Ontario Progressive Conservative finance critic Vic Fedeli says the move by S&P shows the government has a "spending problem."

As a result of the downgrade, says Mr. Fedeli, the province's borrowing costs will rise. The consequence is that interest costs to finance the debt, which are already at $11.4-billion a year, will "now eat into the budget." Ontario's debt is $284-billion.

"It takes money away from services we enjoy," he said, including education and health care as services that could be affected by higher borrowing costs.

PC Leader Patrick Brown issued a statement, adding to the list of services that could be affected by higher borrowing costs. He said it "means less money for long-term-care beds, improving transportation corridors or making crucial investments to lower hydro rates."

This latest downgrade follows last December's decision by another agency, New York's Fitch Ratings, to lower Ontario's rating to double-A-negative from double-A. At that time, Fitch warned the province may have difficulties balancing its budget by 2018.
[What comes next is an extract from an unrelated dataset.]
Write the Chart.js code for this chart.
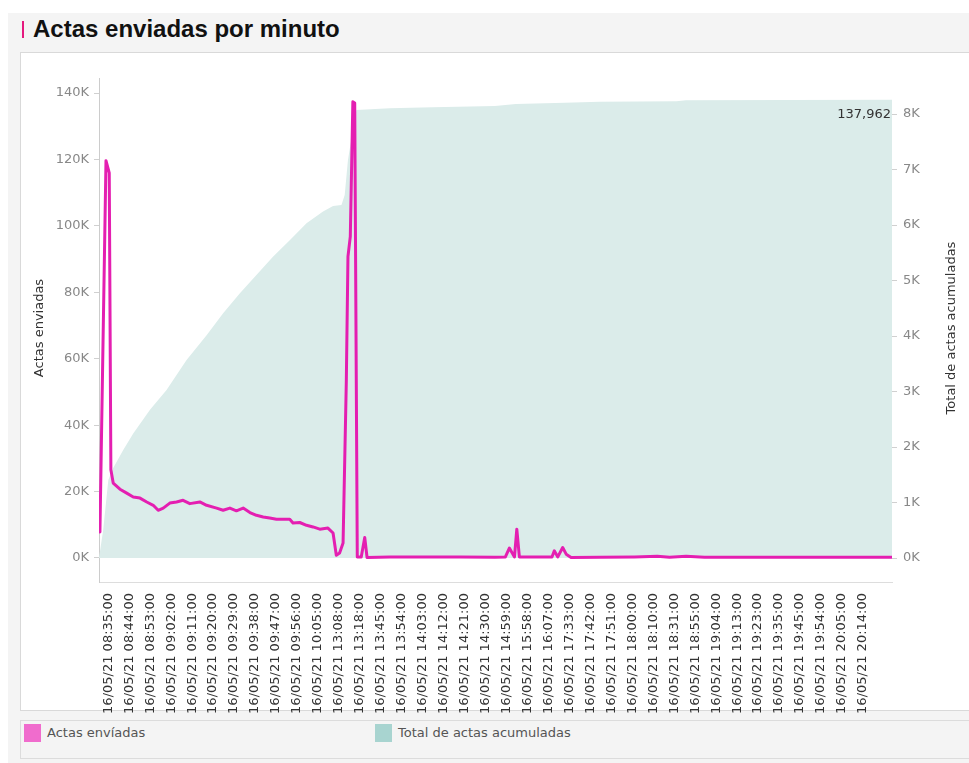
<!DOCTYPE html>
<html>
<head>
<meta charset="utf-8">
<script src="https://cdn.jsdelivr.net/npm/chart.js@4"></script>
<style>
  html, body { margin: 0; padding: 0; background: #fff; }
  body { width: 969px; height: 763px; position: relative; overflow: hidden; font-family: "DejaVu Sans", sans-serif; }
  .sheet { position: absolute; left: 8px; top: 13px; width: 961px; height: 750px; background: #f4f4f4; }
  .title { position: absolute; left: 33px; top: 17px; font: bold 24px "Liberation Sans", Arial, sans-serif; line-height: 24px; color: #111; }
  .title-mark { position: absolute; left: 22px; top: 21px; width: 2px; height: 17px; background: #e5197e; }
  .panel { position: absolute; left: 20px; top: 52px; width: 960px; height: 657px; background: #fff; border: 1px solid #d9d9d9; }
  .legend { position: absolute; left: 20px; top: 720px; width: 960px; height: 37px; background: #f4f4f4; border: 1px solid #dcdcdc; }
  .legend .item { position: absolute; top: 3px; font-size: 13px; color: #555; line-height: 18px; }
  .legend .sw { display: inline-block; width: 17px; height: 18px; vertical-align: top; margin-right: 6px; }
  canvas { position: absolute; left: 0; top: 0; }
</style>
</head>
<body>
<div class="sheet"></div>
<div class="title-mark"></div>
<div class="title">Actas enviadas por minuto</div>
<div class="panel"></div>
<div class="legend">
  <div class="item" style="left:3px"><span class="sw" style="background:#f06ccd"></span>Actas envíadas</div>
  <div class="item" style="left:354px"><span class="sw" style="background:#a8d4d0"></span>Total de actas acumuladas</div>
</div>
<canvas id="chart" width="969" height="763"></canvas>
<script>
// x tick labels, one every 9 minute slots
const tickLabels = [
  '16/05/21 08:35:00', '16/05/21 08:44:00', '16/05/21 08:53:00', '16/05/21 09:02:00',
  '16/05/21 09:11:00', '16/05/21 09:20:00', '16/05/21 09:29:00', '16/05/21 09:38:00',
  '16/05/21 09:47:00', '16/05/21 09:56:00', '16/05/21 10:05:00', '16/05/21 13:08:00',
  '16/05/21 13:18:00', '16/05/21 13:45:00', '16/05/21 13:54:00', '16/05/21 14:03:00',
  '16/05/21 14:12:00', '16/05/21 14:21:00', '16/05/21 14:30:00', '16/05/21 14:59:00',
  '16/05/21 15:58:00', '16/05/21 16:07:00', '16/05/21 17:33:00', '16/05/21 17:42:00',
  '16/05/21 17:51:00', '16/05/21 18:00:00', '16/05/21 18:10:00', '16/05/21 18:31:00',
  '16/05/21 18:55:00', '16/05/21 19:04:00', '16/05/21 19:13:00', '16/05/21 19:23:00',
  '16/05/21 19:35:00', '16/05/21 19:45:00', '16/05/21 19:54:00', '16/05/21 20:05:00',
  '16/05/21 20:14:00'
];

// actas per minute, x = minute slot
const enviadasIdx = [0.4, 3.0, 4.4, 5.1, 6.1, 9.0, 11.9, 14.7, 17.6, 20.5, 23.3, 25.4, 27.6, 30.4,
  33.3, 36.1, 39.0, 43.3, 46.2, 50.5, 53.3, 56.2, 59.0, 61.9, 64.8, 67.6, 70.5, 73.3, 76.2, 79.0,
  81.9, 83.3, 86.2, 89.1, 91.9, 94.8, 98.3, 100.5, 101.9, 103.3, 104.8, 106.2, 106.9, 107.9, 109.0,
  109.8, 110.9, 112.6, 114.1, 115.1, 125, 140, 155, 170, 174.5, 176.2, 178.4, 179.4, 180.5, 190,
  194.5, 195.5, 197.0, 199.1, 200.6, 202.7, 215, 230, 239.7, 245, 252.1, 260, 280, 300, 320, 340.5];
const enviadasVal = [470, 7160, 6940, 1590, 1350, 1240, 1170, 1100, 1080, 1010, 950, 860, 900, 990,
  1010, 1040, 980, 1010, 950, 900, 860, 900, 850, 900, 820, 770, 740, 720, 700, 700,
  700, 630, 640, 590, 560, 520, 540, 450, 50, 90, 270, 3200, 5430, 5790, 8220,
  8200, 20, 20, 370, 10, 20, 20, 20, 15, 20, 180, 20, 520, 20, 20,
  20, 130, 20, 190, 70, 10, 15, 20, 30, 15, 30, 15, 15, 15, 15, 15];

// running total of actas
const acumIdx = [0, 1.8, 4.0, 6.1, 10.4, 14.7, 21.9, 29.0, 37.6, 46.2, 53.3, 60.5, 67.6, 74.7,
  81.9, 89.1, 96.2, 100.5, 104.1, 105.5, 106.9, 109.0, 110.5, 124.8, 143.3, 170, 179, 200, 215,
  248, 252, 340.5];
const acumVal = [0, 8400, 23500, 27100, 32500, 37500, 44600, 50600, 59600, 67100, 73700, 79700,
  85200, 90700, 95700, 100800, 104300, 106000, 106300, 109300, 119800, 128900, 134900, 135400,
  135700, 136100, 136700, 137100, 137400, 137500, 137800, 137962];

const leftTicks = [0, 20000, 40000, 60000, 80000, 100000, 120000, 140000];
const rightTicks = [0, 1000, 2000, 3000, 4000, 5000, 6000, 7000, 8000];

const tickFont = { family: 'DejaVu Sans', size: 13 };

const extraText = {
  id: 'extraText',
  afterDraw(chart) {
    const ctx = chart.ctx;
    ctx.save();
    ctx.fillStyle = '#333';
    ctx.font = '13px "DejaVu Sans"';
    ctx.textAlign = 'center';
    ctx.textBaseline = 'middle';
    [[40, 328, 'Actas enviadas'], [952, 328, 'Total de actas acumuladas']].forEach(([x, y, t]) => {
      ctx.save();
      ctx.translate(x, y);
      ctx.rotate(-Math.PI / 2);
      ctx.fillText(t, 0, 0);
      ctx.restore();
    });
    // label on the last point of the running total
    const meta = chart.getDatasetMeta(0);
    const last = meta.data[meta.data.length - 1];
    ctx.textAlign = 'right';
    ctx.fillText(acumVal[acumVal.length - 1].toLocaleString('en-US'), last.x - 1, last.y + 15);
    ctx.restore();
  }
};

new Chart(document.getElementById('chart'), {
  type: 'line',
  data: {
    datasets: [{
      label: 'Total de actas acumuladas',
      data: acumIdx.map((x, i) => ({ x: x, y: acumVal[i] })),
      yAxisID: 'y',
      order: 2,
      fill: 'origin',
      backgroundColor: '#dbecea',
      borderColor: 'rgba(0,0,0,0)',
      borderWidth: 0,
      pointRadius: 0
    }, {
      label: 'Actas envíadas',
      data: enviadasIdx.map((x, i) => ({ x: x, y: enviadasVal[i] })),
      yAxisID: 'y1',
      order: 1,
      borderColor: '#e41fb1',
      borderWidth: 3,
      borderJoinStyle: 'round',
      borderCapStyle: 'round',
      pointRadius: 0,
      fill: false
    }]
  },
  options: {
    responsive: false,
    animation: false,
    events: [],
    layout: { padding: { top: 78, left: 0, right: 0, bottom: 0 } },
    plugins: { legend: { display: false }, tooltip: { enabled: false } },
    scales: {
      x: {
        type: 'linear',
        min: 0,
        max: 340.5,
        afterBuildTicks: (scale) => { scale.ticks = tickLabels.map((l, k) => ({ value: 4 + 9 * k })); },
        afterFit: (scale) => { scale.height = 181; },
        ticks: {
          autoSkip: false,
          minRotation: 90,
          maxRotation: 90,
          padding: 3,
          color: '#333',
          font: tickFont,
          callback: (v) => tickLabels[Math.round((v - 4) / 9)]
        },
        grid: { display: false },
        border: { display: true, color: '#dddddd' }
      },
      y: {
        position: 'left',
        min: -7230,
        max: 144520,
        afterBuildTicks: (scale) => { scale.ticks = leftTicks.map(v => ({ value: v })); },
        afterFit: (scale) => { scale.width = 99; },
        ticks: { color: '#888', font: tickFont, padding: 5, callback: (v) => (v / 1000) + 'K' },
        grid: { drawOnChartArea: false, tickLength: 5, color: '#d0d0d0' },
        border: { display: true, color: '#cccccc' }
      },
      y1: {
        position: 'right',
        min: -432,
        max: 8649,
        afterBuildTicks: (scale) => { scale.ticks = rightTicks.map(v => ({ value: v })); },
        afterFit: (scale) => { scale.width = 77; },
        ticks: { color: '#888', font: tickFont, padding: 6, callback: (v) => (v / 1000) + 'K' },
        grid: { drawOnChartArea: false, tickLength: 5, color: '#d0d0d0' },
        border: { display: false }
      }
    }
  },
  plugins: [extraText]
});
</script>
</body>
</html>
But, in its analysis, S&P says that it expects Ontario to "remain on track" to eliminate its deficit by then.

Mr. Porter says Ontario has had some improvement in cutting the deficit, although he described that process as "achingly slow."

"The main message to Ontario is that they have to keep their nose to the grindstone in terms of controlling costs and bringing that deficit down," he said.

In the past year, Mr. Porter says, there has been a significant shift in the fiscal balance. For the first time, he says, the provinces' combined debt is more than that of the federal government.

This is in contrast to the mid-1990s, when the federal government would have had twice the debt levels of the provinces combined, said Mr. Porter. But the federal government is now in much better shape compared with the provinces, which have not seen much improvement.

"Really, when we look at the fiscal issues of this country, we really have to look at the provinces first," he said.